The Supreme Court decision will set a precedent for land-use planning in the Yukon and could have implications for how modern treaties are interpreted elsewhere in the country. The case also comes at a delicate time for Yukon mining companies. Exploration spending in the territory dropped from $330 million in 2011 to an estimated $92 million in 2015, and low global mineral prices continue to take their toll. Two mines have closed since 2013, and lengthy legal battles are a turnoff for investors debating whether to underwrite the infrastructure required to mine the Peel—a region that is mountainous, boggy, and frozen for at least half the year.

It’s not as if the land won’t be commercially useful, though. A by-product of the Peel’s continued existence is that two established industries—big-game hunting and wilderness tourism—will keep operating; roughly 300 people paddle the Peel’s rivers every summer. This traffic isn’t anywhere near as disruptive to water and wildlife habitat as mining would be.

Jimmy Johnny may know the Peel better than anyone else alive today. He started wrangling horses in the watershed in 1958, when he was thirteen. Then he spent fifty years working as a big-game guide before his retirement in 2010. The Na-Cho Nyak Dun elder can tell you where moose bathe in a hot spring, and where to find water so cold it’ll make your teeth feel frozen. Johnny has been a constant presence at court hearings and protests.
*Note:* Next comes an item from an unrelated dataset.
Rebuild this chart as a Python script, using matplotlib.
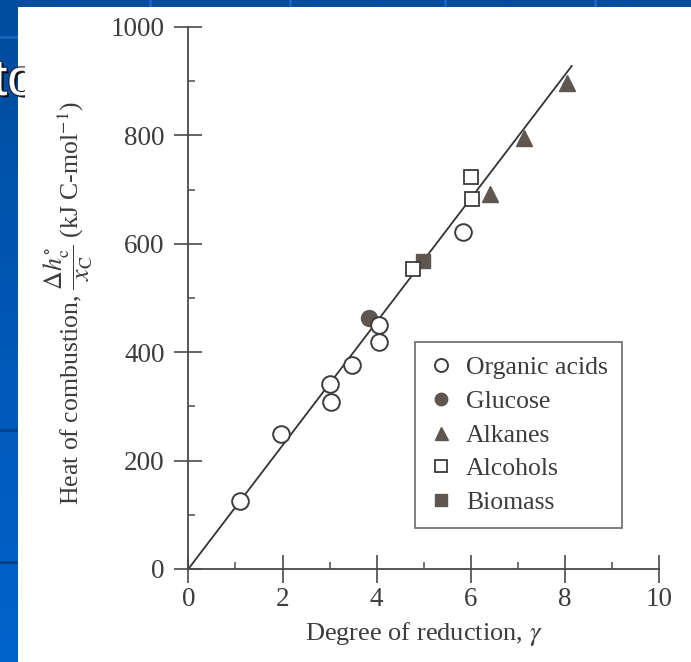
import matplotlib.pyplot as plt
import numpy as np
from matplotlib.patches import Rectangle
import matplotlib.patheffects as pe

# values
acid_x = [1.10, 1.96, 3.01, 3.03, 3.48, 4.05, 4.05, 5.83]
acid_y = [125, 250, 341, 309, 376, 450, 419, 622]
glucose_x = [3.84]
glucose_y = [464]
alkane_x = [6.41, 7.13, 8.05]
alkane_y = [692, 795, 896]
alcohol_x = [4.78, 6.00, 6.02]
alcohol_y = [553, 724, 682]
biomass_x = [4.98]
biomass_y = [569]
fit_x = [0, 8.14]
fit_y = [0, 928]

ink = '#3c3c3c'
fill = '#5e5751'

plt.rcParams['font.family'] = ['Liberation Serif', 'DejaVu Serif']
plt.rcParams['mathtext.fontset'] = 'stix'

W, H = 691, 662
fig = plt.figure(figsize=(W / 100, H / 100), dpi=100)

# blue slide background with gradient
bg = fig.add_axes([0, 0, 1, 1], zorder=-10)
grad = np.linspace(0, 1, 256).reshape(-1, 1)
bg.imshow(grad, aspect='auto', extent=[0, 1, 0, 1], origin='upper',
          cmap=plt.matplotlib.colors.LinearSegmentedColormap.from_list('b', ['#004c9f', '#0063cc']))
for yy in [662 - 37, 662 - 430, 662 - 562]:
    bg.plot([0, 18 / W], [yy / H, yy / H], color='#1a66c0' if yy > 300 else '#00408a', lw=2)
for xx in [150, 290, 445, 595]:
    bg.plot([xx / W, xx / W], [1 - 7 / H, 1], color='#1a66c0', lw=2)
bg.set_xlim(0, 1)
bg.set_ylim(0, 1)
bg.axis('off')

# white scanned panel
fig.patches.append(Rectangle((18 / W, 0), 1 - 18 / W, 1 - 7 / H, transform=fig.transFigure,
                             facecolor='white', edgecolor='none', zorder=-5))

# leftover slide title text, cut by the scan
t = fig.text(-7 / W, 1 - 95 / H, 'to', fontsize=37, color='white', family='Liberation Sans',
             path_effects=[pe.withSimplePatchShadow(offset=(1.5, -1.5), shadow_rgbFace='black', alpha=0.9),
                           pe.Stroke(linewidth=1.6, foreground='#222222'), pe.Normal()])
clip = Rectangle((0, 0), 25 / W, 1, transform=fig.transFigure)
t.set_clip_path(clip)

ax = fig.add_axes([188.3 / W, (H - 569) / H, 471 / W, 542 / H])
ax.plot(fit_x, fit_y, color='#333333', lw=1.3, zorder=1)
ax.plot(acid_x, acid_y, 'o', ms=12, mfc='white', mec=ink, mew=1.4, label='Organic acids', zorder=3)
ax.plot(glucose_x, glucose_y, 'o', ms=11.5, mfc=fill, mec=fill, label='Glucose', zorder=2)
ax.plot(alkane_x, alkane_y, '^', ms=12, mfc=fill, mec=fill, label='Alkanes', zorder=3)
ax.plot(alcohol_x, alcohol_y, 's', ms=10.5, mfc='white', mec=ink, mew=1.3, label='Alcohols', zorder=3)
ax.plot(biomass_x, biomass_y, 's', ms=10.5, mfc=fill, mec=fill, label='Biomass', zorder=2)

ax.set_xlim(0, 10)
ax.set_ylim(0, 1000)
ax.set_facecolor('none')
for s in ['top', 'right']:
    ax.spines[s].set_visible(False)
for s in ['left', 'bottom']:
    ax.spines[s].set_color('#4a4a4a')
    ax.spines[s].set_linewidth(1.3)
ax.spines['left'].set_bounds(0, 1000)
ax.spines['bottom'].set_bounds(0, 10)

ax.set_xticks(range(0, 11, 2))
ax.set_xticks(range(1, 10, 2), minor=True)
ax.set_yticks(range(0, 1001, 200))
ax.set_yticks(range(100, 1000, 200), minor=True)
ax.tick_params(which='major', direction='inout', length=20, width=1.2, color='#4a4a4a',
               labelsize=19.5, labelcolor=ink)
ax.tick_params(axis='y', which='major', pad=7)
ax.tick_params(axis='x', which='major', pad=3)
ax.tick_params(which='minor', direction='in', length=5, width=1.1, color='#4a4a4a')

ax.set_xlabel(r'Degree of reduction, $\gamma$', fontsize=19, color=ink, labelpad=6)
ax.set_ylabel(r'Heat of combustion, $\dfrac{\Delta h^{\circ}_{\mathrm{c}}}{x_{\mathrm{C}}}$ (kJ C-mol$^{-1}$)',
              fontsize=18.5, color=ink)
ax.yaxis.set_label_coords(-0.198, 0.49)

leg = ax.legend(loc='upper left', bbox_to_anchor=(0.481, 0.419), borderaxespad=0,
                fancybox=False, edgecolor='#444444', fontsize=18.5, labelcolor=ink,
                handlelength=0.9, handletextpad=0.55, labelspacing=0.42, borderpad=0.55,
                markerscale=0.78, numpoints=1)
leg.get_frame().set_linewidth(1.2)

fig.savefig('out.png', dpi=100)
Mine the Peel for profit, he argues, and you’ll never be able to return the landscape to what it was. “There’s no money in this world that will ever replace what you’ve destroyed.”

While the movement to conserve the Peel has taken shape in Whitehorse, where the legislature, courthouse, and most of the Yukon’s population are located, it’s most visible 1,000 kilometres north. Fort McPherson, in the Northwest Territories, is home to about 800 people, most of them Tetlit Gwich’in. There, “Protect the Peel” bumper stickers have been slapped on to kitchen cupboards, fridges, boat motors, and front doors.

“To people in the communities,” says Rifkind, referring to the villages and towns outside Whitehorse, “the Peel is more than an environmental issue. It’s a cultural issue, a way-of-life issue.” Whatever happens upriver in the Peel will affect the people of Fort McPherson directly. The Tetlit Gwich’in fear that the infrastructure that springs up around such development will lead to habitat loss for the caribou, moose, and fish they rely on. Another fear is industrial contamination. It’s not an outlandish concern, given that a mine in Faro that closed in 1998 still contains 70 million tonnes of tailings and 320 million tonnes of waste rock—despite the fact the federal government has spent millions annually on cleanup.

When I ask Bobbi Rose Koe, who is Tetlit Gwich’in, what her people would lose if the Peel were to be developed, I see tears in her eyes. “Our identity,” she says. “Our stories.” Now twenty-seven, Koe grew up in Fort McPherson, where she learned to hunt, fish, and trap. Her great-grandparents were buried along one of the watershed’s rivers. A co-organizer of Youth of the Peel, Koe is part of the new generation of activists taking up this cause. “We need this place,” she says, “because our youth have to understand where they come from.”